One commonly cited culprit in the shortage is pilots’ measly first-year pay. The GAO report pegged it at $24 per hour based on data collected for 14 regional airlines, but the Air Line Pilots Association estimates that the average starting salary is even lower than that — $22,500 per year, which for a 40-hour work week equals an hourly rate of $10.75.
The pilot lifestyle — especially at the regional level, where pilots jet from one small market airport to another — also plays a role. Kent Lovelace, professor and chair of the aviation department at University of North Dakota, said that when his school surveys students about why they don’t want to be an airline pilot, they most frequently cite the lifestyle. Pay is the second-most frequently mentioned deterrent, he says.
But the new flight hours requirement means that the thousands of college graduates in flight programs — there were 10,600 in 2008, the last time the University Aviation Association took count — can’t immediately fill the roughly 1,900 to 4,500 new pilot positions that the GAO predicts will open up annually for the next 10 years. Instead, they have to spend at least another year after graduation logging hours to get the same job that a previous generation of pilots could secure fresh out of school.
“The shortage is with these new pilots and the changed criteria,” says Tim Brady, dean of Embry-Riddle’s college of aviation. It’s getting so critical, he says, “regionals are starting to park their planes.”

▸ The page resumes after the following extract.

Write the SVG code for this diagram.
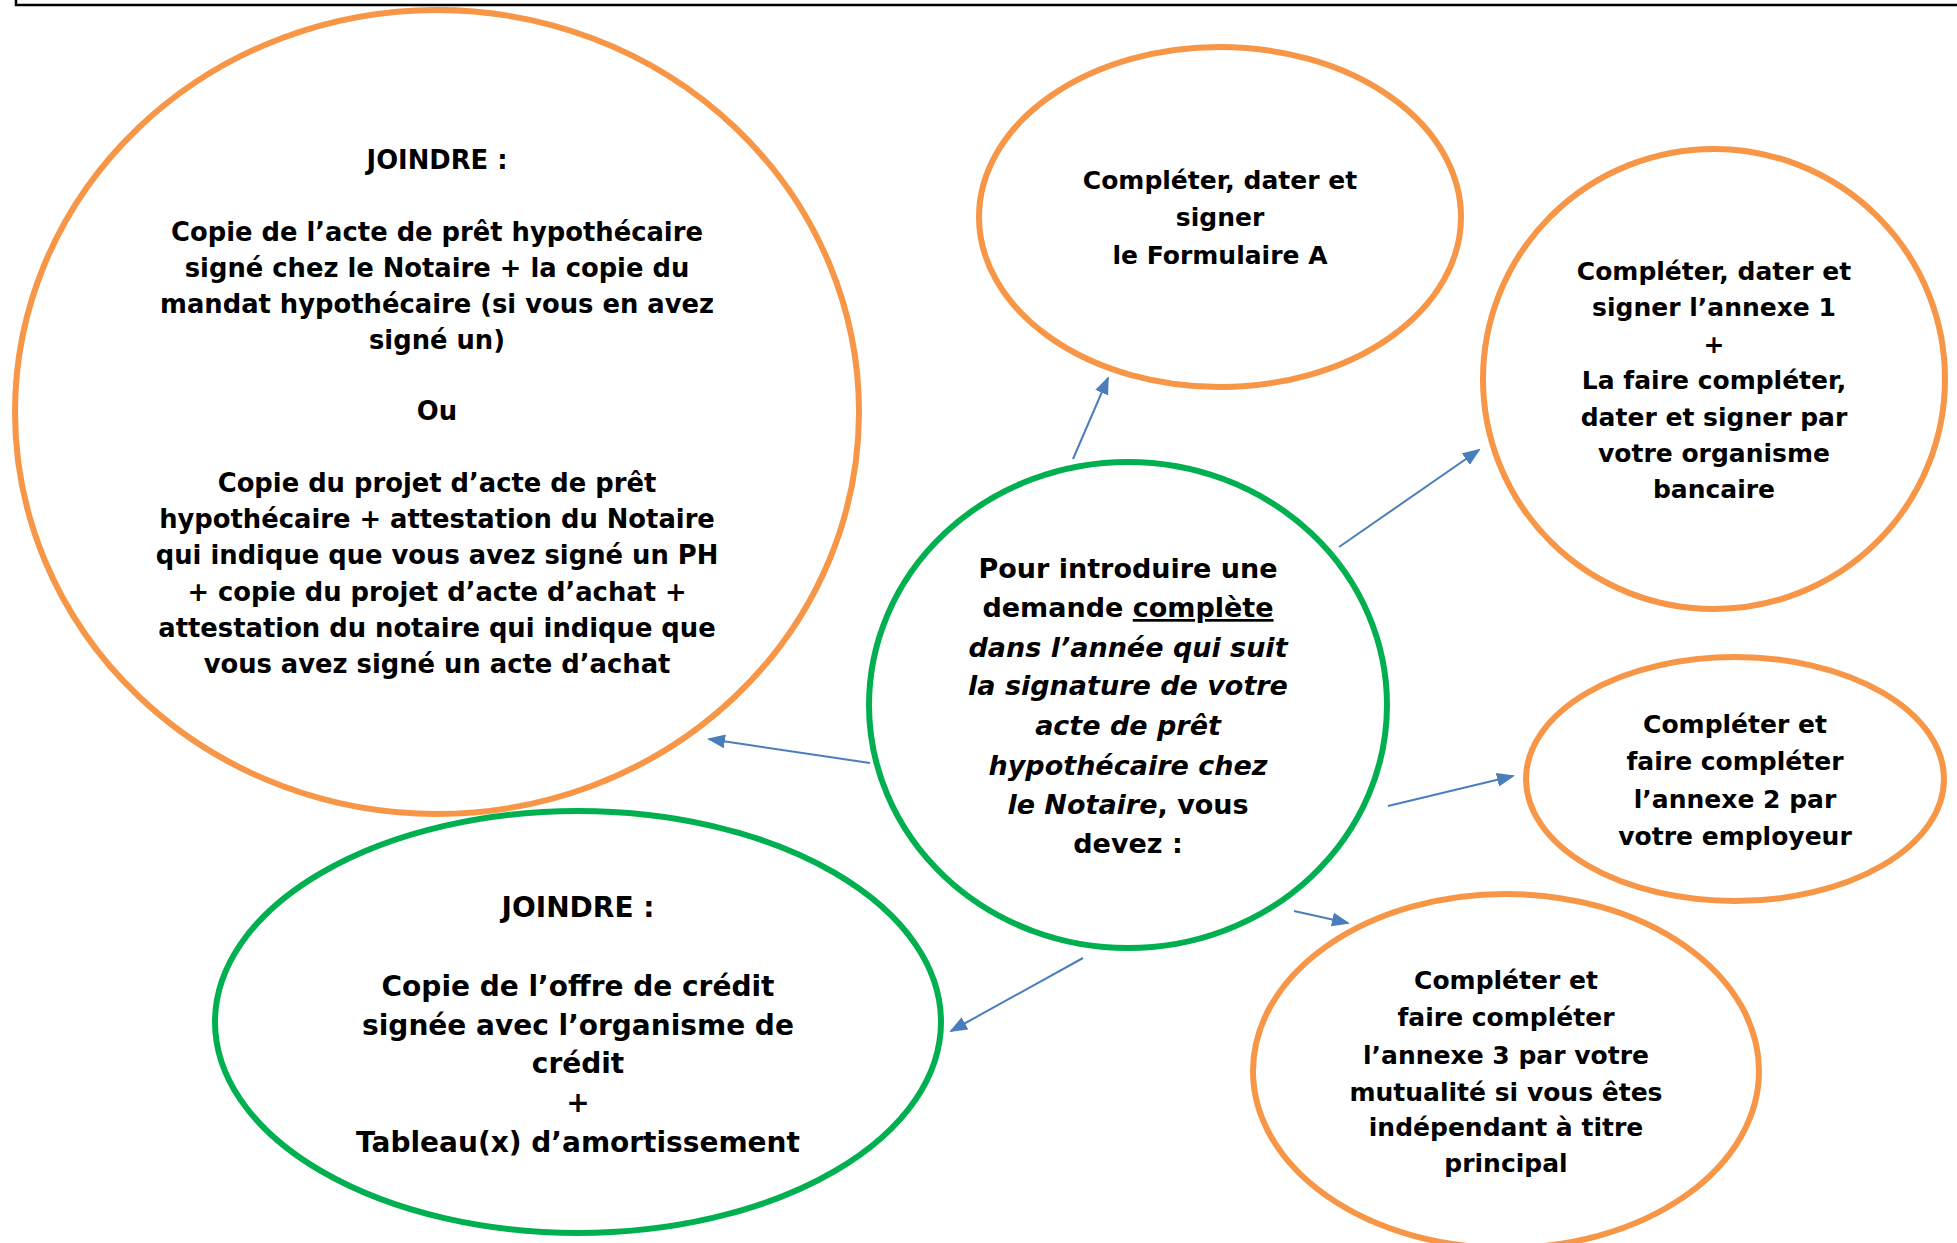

The best way to rack up hours is to become a flight instructor, but those positions are limited. For instance, Embry-Riddle employs 150 flight instructors, and it graduates between 300 and 400 students from its flight program every year, says Brady. Graduates who can’t land a flight instructor job have to resort to gigs like flying planes that tow banners or crop dust to surpass the 1,000-hour mark.
It’s too early to tell how the new flight time requirement will affect student enrollment in aviation programs. Universities like Embry-Riddle and UND, which have had their curriculum approved by the FAA and whose students qualify for the 1,000-hour exemption, have a recruiting advantage over colleges that haven’t met those requirements. But even before the new regulation went into effect, Lovelace says UND’s piloting program was facing increased competition from careers in operating unmanned aircraft systems, or drones, which UND began to offer as a course of study in 2009.
“If you turn the clock back 15 years, 75-80% of our student population was interested in professional flight. Now that’s about 55%,” says Lovelace, who notes that completing the flight program at UND costs in-state residents about $120,000. Half of the cost is for flight time.
Universities and airlines — and passengers, for that matter — will have to hope that students with an interest in commercial flying will look past the large initial training investment and focus on the profession’s long-term benefits. Median pay for airline and commercial pilots in 2012 was $98,410, according to the Bureau of Labor Statistics.
Or they can bank on the notion that there are many more Zachary Wilkinsons out there, itching to get into a cockpit. “If I was doing this just for the paycheck, I wouldn’t be here. I’m doing it for the prospect of providing a great service to people and for the travel and adventure of it,” he says. “I’m willing to spend the first few years climbing the ladder.”